An audit by Community Safety Glasgow (CSG) revealed that between a third and 58 per cent of penalties doled out by some of its former officers could not be pursued – nearly four times the average.

Tory MSP Annie Wells said: “These figures show a huge number of penalty notices can’t be pursued, which raises suspicions that they weren’t legitimate in the first place.”

However, CSG says new measures taken since the audit was carried out will guard against problems in the future.

CSG, co-owned by Glasgow City Council, helps tackle anti-social behaviour in the city and runs the network of CCTV cameras.

Community enforcement officers, equipped with body cameras and handheld digital devices, are empowered to dish out £80 fines for offences such as littering. However, although CSG’s latest accounts showed that 17,773 notices were issued in 2015/16, a source cast doubt on the figures.

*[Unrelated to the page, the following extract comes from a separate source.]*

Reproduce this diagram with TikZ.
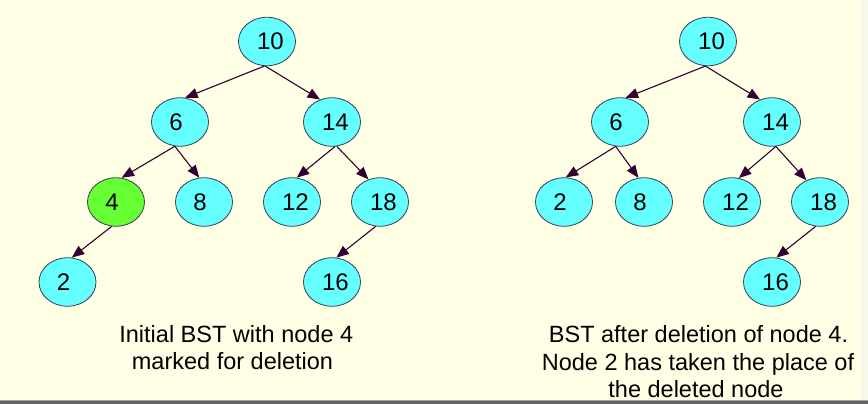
\documentclass[tikz,border=0pt]{standalone}
\usepackage{fontspec}
\setmainfont{Liberation Sans}
\usetikzlibrary{shapes.geometric,arrows.meta}
\definecolor{bgcol}{RGB}{255,255,229}
\definecolor{cyanfill}{RGB}{102,255,255}
\definecolor{greenfill}{RGB}{102,255,51}
\definecolor{outl}{RGB}{60,60,90}
\definecolor{arrcol}{RGB}{51,0,51}
\definecolor{barcol}{RGB}{100,100,100}
\definecolor{barlight}{RGB}{165,165,165}
\definecolor{bandcol}{RGB}{248,248,234}
\newcommand{\twod}[1]{\hspace*{7pt}#1}
\newcommand{\oned}[1]{#1\hspace*{8pt}}
\begin{document}
\begin{tikzpicture}[x=1pt,y=-1pt,
  bst/.style={ellipse, draw=outl, line width=0.8pt, fill=cyanfill,
    minimum width=57pt, minimum height=48.5pt, inner sep=0pt,
    font=\fontsize{24}{28}\selectfont},
  delnode/.style={bst, fill=greenfill},
  link/.style={draw=arrcol, line width=1.1pt, -{Triangle[length=12.5pt,width=10pt]}},
  captxt/.style={anchor=base, inner sep=0pt, font=\fontsize{23.5}{27.5}\selectfont}]
\fill[bgcol] (0,0) rectangle (868,404);
\fill[bandcol] (861,0) rectangle (868,400);
\fill[barlight] (0,400) rectangle (868,401.3);
\fill[barcol] (0,401.3) rectangle (868,404);
\useasboundingbox (0,0) rectangle (868,404);

% left tree
\node[bst] (L10) at (267,41.5) {\twod{10}};
\node[bst] (L6) at (180,122) {\oned{6}};
\node[bst] (L14) at (332,122) {\twod{14}};
\node[delnode] (L4) at (116,202) {\oned{4}};
\node[bst] (L8) at (204,202) {\oned{8}};
\node[bst] (L12) at (292,202) {\twod{12}};
\node[bst] (L18) at (380,202) {\twod{18}};
\node[bst] (L2) at (67.5,282) {\oned{2}};
\node[bst] (L16) at (332,282) {\twod{16}};

\draw[link] (L10.264) -- (L6.78);
\draw[link] (L10.266) -- (L14.118);
\draw[link] (L6.258) -- (L4.77);
\draw[link] (L6.258) -- (L8.101);
\draw[link] (L14.277) -- (L12.79);
\draw[link] (L14.281) -- (L18.117);
\draw[link] (L4.260) -- (L2.80);
\draw[link] (L18.260) -- (L16.80);

% right tree
\node[bst] (R10) at (708,41.5) {\twod{10}};
\node[bst] (R6) at (620,122) {\oned{6}};
\node[bst] (R14) at (772,122) {\twod{14}};
\node[bst] (R2) at (564,202) {\oned{2}};
\node[bst] (R8) at (644,202) {\oned{8}};
\node[bst] (R12) at (732,202) {\twod{12}};
\node[bst] (R18) at (820,202) {\twod{18}};
\node[bst] (R16) at (772,282) {\twod{16}};

\draw[link] (R10.264) -- (R6.77);
\draw[link] (R10.264) -- (R14.118);
\draw[link] (R6.260) -- (R2.86);
\draw[link] (R6.260) -- (R8.103);
\draw[link] (R14.279) -- (R12.74);
\draw[link] (R14.279) -- (R18.122);
\draw[link] (R18.260) -- (R16.80);

% captions
\node[captxt] (capL1) at (236.3,342.3) {Initial BST with node 4};
\node[captxt] (capL2) at (232.5,369.8) {marked for deletion};
\node[captxt] (capR1) at (698.5,342.8) {BST after deletion of node 4.};
\node[captxt] (capR2) at (698,370.3) {Node 2 has taken the place of};
\node[captxt] (capR3) at (696,397.8) {the deleted node};
\end{tikzpicture}
\end{document}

The insider said, in the period up until 2015, some staff created bogus fixed penalty notices: “To create a false document, you could simply choose a name from the phone book, or indeed a names and address chosen completely at random. The information would then be entered into the PDA [personal digital assistant], the ticket would be printed and simply destroyed by the officer.”

He added that inventing fixed penalties allowed officers to “easily meet and exceed” the target of issuing two notices a day.

CSG confirmed an audit revealed “discrepancies” in the work of five officers in 2015, which led to an investigation and disciplinary hearings. Four resigned before their hearings and the other person quit midway through the process.

A copy of the 2015 audit, released to this newspaper by CSG, reveals an examination was conducted into thousands of notices issued by 64 staff.

The average community officer issued 149 notices between April and September 2015, with around 15 per cent of the FPN not being pursuable.

However, five officers racked up a failure rate of between 30-40 per cent, two staff had an “unable to pursue” levels of 42 per cent and 48 per cent, while one individual’s tally stood at nearly 60 per cent. In the latter case, nearly 25 per cent had a foreign address. CSG strongly denied the audit discrepancies were due to pressure of work.

Green MSP Patrick Harvie said: “While it’s good to know that the system has been changed since 2015, the scale of the discrepancies does make it hard to understand how nobody noticed the problem. I hope that CSG can also give an assurance that none of the falsified notices actually resulted in a real person paying a penalty that they shouldn’t have been given.”

A CSG spokeswoman said: “In 2015, disciplinary action was taken against five Community Enforcement Officers (CEOs) after a routine audit revealed discrepancies in their work. This sparked an in-depth, root-and-branch internal investigation which led to disciplinary hearings. Four people resigned before their hearings began and the other person resigned midway through their meeting. Regular scrutiny, coupled with a new electronic system, guards against any further incidents of this type.”